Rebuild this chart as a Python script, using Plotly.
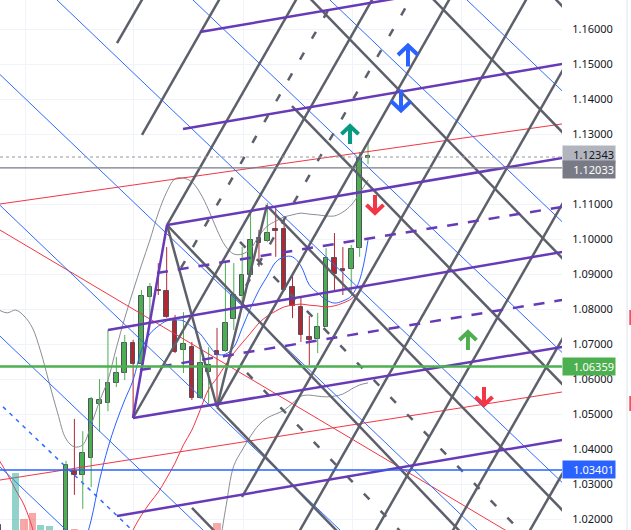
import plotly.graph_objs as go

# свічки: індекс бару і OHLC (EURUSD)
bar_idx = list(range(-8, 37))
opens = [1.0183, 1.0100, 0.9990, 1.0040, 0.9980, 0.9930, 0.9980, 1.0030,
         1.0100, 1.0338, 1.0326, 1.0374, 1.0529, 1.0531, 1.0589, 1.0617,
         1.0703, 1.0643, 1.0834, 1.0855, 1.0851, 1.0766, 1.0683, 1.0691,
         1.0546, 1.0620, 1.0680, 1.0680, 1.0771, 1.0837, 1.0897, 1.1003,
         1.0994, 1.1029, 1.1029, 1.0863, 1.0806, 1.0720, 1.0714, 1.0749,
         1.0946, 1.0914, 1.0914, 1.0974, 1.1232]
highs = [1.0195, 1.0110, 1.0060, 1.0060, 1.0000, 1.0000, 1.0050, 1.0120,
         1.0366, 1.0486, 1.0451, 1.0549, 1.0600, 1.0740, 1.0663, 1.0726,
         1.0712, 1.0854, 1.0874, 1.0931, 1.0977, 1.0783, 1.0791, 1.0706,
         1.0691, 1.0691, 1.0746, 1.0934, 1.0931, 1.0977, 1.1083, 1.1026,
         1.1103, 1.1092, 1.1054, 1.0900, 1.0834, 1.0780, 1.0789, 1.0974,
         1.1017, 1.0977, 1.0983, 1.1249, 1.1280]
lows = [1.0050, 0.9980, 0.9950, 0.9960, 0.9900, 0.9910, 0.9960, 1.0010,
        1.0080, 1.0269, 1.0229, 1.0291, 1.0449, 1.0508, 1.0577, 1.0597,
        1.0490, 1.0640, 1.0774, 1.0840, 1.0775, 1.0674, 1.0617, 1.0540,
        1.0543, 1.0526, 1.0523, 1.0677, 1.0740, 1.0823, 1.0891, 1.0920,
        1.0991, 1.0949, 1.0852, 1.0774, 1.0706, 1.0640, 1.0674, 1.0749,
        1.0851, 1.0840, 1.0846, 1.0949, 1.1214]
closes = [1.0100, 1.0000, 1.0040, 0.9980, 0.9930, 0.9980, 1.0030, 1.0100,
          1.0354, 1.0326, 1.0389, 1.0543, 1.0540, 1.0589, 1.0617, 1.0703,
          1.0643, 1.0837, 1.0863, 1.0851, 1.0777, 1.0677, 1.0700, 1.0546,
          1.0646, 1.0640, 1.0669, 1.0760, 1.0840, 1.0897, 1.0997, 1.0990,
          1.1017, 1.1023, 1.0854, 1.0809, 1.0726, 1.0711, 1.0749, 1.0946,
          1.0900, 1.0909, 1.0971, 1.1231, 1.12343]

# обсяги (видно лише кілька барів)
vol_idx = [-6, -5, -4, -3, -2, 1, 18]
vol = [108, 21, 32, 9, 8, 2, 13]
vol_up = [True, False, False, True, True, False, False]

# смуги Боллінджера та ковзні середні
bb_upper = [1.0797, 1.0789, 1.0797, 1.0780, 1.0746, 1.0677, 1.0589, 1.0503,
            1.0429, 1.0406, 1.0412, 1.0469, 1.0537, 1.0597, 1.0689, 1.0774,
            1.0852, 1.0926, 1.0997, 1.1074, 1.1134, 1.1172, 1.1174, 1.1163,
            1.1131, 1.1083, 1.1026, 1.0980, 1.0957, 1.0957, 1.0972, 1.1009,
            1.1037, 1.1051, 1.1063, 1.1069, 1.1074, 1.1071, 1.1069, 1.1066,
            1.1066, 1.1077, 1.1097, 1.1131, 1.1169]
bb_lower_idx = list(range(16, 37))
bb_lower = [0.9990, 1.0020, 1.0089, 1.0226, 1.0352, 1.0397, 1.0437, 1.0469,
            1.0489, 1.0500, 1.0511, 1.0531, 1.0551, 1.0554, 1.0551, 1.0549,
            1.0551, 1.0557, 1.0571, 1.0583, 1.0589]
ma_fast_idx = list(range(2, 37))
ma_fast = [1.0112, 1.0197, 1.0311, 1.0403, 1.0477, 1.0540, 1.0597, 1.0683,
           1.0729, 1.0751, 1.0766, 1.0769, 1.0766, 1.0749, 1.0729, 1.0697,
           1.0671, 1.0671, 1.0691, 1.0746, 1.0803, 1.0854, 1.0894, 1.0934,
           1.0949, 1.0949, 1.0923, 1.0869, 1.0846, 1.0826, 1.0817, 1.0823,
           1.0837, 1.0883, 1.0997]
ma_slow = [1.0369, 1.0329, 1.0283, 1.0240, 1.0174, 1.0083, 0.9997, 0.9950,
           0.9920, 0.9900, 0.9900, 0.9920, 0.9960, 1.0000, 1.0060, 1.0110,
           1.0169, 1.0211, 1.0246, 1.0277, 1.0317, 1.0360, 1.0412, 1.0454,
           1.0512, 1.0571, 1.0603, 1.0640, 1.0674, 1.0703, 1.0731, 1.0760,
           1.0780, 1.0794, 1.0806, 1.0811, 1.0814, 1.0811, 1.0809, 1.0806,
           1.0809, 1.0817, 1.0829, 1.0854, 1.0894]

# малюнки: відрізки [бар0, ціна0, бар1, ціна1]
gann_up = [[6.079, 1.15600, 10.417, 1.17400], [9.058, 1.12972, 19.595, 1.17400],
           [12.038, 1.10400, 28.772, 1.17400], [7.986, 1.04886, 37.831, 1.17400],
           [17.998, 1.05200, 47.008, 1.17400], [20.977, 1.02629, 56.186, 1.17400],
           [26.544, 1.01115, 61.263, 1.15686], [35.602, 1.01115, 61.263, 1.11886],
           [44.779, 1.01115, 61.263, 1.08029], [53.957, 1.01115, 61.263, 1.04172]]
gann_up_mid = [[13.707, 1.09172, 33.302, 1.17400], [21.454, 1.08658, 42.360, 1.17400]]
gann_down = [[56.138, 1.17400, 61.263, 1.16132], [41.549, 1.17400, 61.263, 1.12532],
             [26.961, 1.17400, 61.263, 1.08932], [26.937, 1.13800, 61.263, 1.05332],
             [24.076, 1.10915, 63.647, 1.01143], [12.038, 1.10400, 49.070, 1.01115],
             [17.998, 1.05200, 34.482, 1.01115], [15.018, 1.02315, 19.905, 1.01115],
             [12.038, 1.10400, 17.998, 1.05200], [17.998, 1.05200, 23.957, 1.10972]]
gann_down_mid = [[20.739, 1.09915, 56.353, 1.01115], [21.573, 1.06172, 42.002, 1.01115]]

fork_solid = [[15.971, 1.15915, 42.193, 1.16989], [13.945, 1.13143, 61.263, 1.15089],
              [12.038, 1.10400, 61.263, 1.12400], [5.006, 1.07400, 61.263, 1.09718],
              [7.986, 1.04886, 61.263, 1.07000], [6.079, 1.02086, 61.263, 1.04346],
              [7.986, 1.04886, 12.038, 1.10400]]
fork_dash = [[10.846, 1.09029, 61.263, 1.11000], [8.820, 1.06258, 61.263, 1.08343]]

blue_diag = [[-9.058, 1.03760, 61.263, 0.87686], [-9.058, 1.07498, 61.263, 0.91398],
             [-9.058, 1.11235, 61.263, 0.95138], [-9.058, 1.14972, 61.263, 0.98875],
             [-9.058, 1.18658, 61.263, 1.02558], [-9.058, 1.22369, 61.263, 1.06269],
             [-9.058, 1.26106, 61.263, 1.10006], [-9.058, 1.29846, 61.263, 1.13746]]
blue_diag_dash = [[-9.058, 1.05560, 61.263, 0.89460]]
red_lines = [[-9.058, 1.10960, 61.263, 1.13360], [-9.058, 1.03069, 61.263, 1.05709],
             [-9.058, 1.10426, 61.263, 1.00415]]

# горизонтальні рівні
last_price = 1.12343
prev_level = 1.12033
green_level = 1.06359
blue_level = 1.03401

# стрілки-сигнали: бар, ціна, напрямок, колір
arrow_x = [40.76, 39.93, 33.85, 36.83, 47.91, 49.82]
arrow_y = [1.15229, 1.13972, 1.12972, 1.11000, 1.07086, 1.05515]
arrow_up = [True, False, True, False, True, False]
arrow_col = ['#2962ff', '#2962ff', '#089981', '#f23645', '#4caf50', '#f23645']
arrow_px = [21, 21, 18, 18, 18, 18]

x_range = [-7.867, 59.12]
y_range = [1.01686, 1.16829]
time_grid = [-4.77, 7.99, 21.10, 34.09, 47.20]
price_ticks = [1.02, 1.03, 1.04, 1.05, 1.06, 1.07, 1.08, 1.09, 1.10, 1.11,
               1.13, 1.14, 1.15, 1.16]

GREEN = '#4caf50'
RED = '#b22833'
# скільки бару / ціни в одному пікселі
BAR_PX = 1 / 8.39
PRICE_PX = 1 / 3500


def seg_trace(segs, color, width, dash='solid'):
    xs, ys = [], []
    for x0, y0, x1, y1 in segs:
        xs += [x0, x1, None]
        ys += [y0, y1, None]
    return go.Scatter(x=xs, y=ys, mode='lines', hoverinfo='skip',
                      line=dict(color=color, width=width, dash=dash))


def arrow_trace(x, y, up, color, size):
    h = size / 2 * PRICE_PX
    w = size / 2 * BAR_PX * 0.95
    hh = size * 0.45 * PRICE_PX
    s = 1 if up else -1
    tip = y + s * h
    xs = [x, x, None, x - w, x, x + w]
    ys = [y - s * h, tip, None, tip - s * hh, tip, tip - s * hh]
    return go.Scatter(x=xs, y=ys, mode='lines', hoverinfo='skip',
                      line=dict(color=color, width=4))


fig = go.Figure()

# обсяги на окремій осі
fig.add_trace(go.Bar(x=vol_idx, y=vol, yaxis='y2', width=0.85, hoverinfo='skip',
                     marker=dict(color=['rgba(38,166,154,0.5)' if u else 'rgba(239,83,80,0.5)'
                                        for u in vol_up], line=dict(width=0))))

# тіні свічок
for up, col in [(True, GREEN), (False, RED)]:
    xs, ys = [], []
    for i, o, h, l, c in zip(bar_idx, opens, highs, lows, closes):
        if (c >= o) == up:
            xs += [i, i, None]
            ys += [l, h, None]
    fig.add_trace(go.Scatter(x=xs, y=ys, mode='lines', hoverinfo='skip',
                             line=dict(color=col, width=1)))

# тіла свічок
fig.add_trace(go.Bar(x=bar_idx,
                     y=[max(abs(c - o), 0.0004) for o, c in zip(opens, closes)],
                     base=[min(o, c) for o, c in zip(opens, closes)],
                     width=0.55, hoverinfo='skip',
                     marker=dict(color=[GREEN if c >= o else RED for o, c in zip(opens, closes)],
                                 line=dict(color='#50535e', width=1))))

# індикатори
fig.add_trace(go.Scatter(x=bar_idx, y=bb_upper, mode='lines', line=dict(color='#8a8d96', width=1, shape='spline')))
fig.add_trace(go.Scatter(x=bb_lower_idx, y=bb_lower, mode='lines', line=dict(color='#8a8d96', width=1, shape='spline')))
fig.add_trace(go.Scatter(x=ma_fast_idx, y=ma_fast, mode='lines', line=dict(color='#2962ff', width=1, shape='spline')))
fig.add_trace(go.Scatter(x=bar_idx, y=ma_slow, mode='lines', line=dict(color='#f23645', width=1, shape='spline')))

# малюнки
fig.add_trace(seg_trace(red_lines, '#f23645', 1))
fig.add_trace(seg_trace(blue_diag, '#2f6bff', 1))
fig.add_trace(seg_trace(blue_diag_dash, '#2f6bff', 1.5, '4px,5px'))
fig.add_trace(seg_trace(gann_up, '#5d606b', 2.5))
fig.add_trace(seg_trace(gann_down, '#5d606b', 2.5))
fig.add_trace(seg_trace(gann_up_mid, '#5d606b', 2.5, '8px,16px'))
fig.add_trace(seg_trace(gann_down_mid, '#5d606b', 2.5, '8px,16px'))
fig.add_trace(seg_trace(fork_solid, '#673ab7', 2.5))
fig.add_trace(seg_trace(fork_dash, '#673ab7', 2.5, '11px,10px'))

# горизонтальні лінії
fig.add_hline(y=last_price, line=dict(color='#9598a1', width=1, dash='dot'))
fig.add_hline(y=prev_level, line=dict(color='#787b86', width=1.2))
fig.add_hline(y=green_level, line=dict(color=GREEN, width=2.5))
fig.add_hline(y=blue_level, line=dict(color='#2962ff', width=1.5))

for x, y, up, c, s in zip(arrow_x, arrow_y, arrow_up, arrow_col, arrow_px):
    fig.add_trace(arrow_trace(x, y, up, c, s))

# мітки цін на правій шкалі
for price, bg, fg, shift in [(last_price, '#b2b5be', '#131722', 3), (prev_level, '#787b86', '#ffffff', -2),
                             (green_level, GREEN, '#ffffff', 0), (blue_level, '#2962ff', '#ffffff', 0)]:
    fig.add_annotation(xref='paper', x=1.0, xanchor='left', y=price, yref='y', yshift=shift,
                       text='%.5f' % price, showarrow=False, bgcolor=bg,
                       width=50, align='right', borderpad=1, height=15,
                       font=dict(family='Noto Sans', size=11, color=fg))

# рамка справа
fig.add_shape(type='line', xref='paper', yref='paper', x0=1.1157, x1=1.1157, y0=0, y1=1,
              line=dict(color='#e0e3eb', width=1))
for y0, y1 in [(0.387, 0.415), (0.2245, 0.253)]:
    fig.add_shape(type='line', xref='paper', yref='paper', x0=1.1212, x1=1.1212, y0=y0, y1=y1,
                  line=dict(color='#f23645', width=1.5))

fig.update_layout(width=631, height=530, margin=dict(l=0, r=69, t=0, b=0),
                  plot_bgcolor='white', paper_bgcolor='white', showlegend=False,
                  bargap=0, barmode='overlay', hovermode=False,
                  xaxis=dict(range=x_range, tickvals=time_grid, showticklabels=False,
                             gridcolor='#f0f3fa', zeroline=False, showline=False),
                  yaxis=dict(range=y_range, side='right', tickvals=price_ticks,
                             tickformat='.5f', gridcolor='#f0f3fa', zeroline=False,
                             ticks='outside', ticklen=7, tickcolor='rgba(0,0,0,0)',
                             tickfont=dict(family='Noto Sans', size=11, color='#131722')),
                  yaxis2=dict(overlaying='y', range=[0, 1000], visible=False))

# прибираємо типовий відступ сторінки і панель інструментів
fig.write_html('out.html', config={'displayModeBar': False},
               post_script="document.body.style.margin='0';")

------------------------------------------------

→ **EXERCISE INSTRUCTIONS**:
Repeat the lines above, starting at the first and stopping after the line that holds "import plotly.graph_objs as go", with the pictures left out.

→ **ANSWER TO THE PROBLEM**:
Rebuild this chart as a Python script, using Plotly.
import plotly.graph_objs as go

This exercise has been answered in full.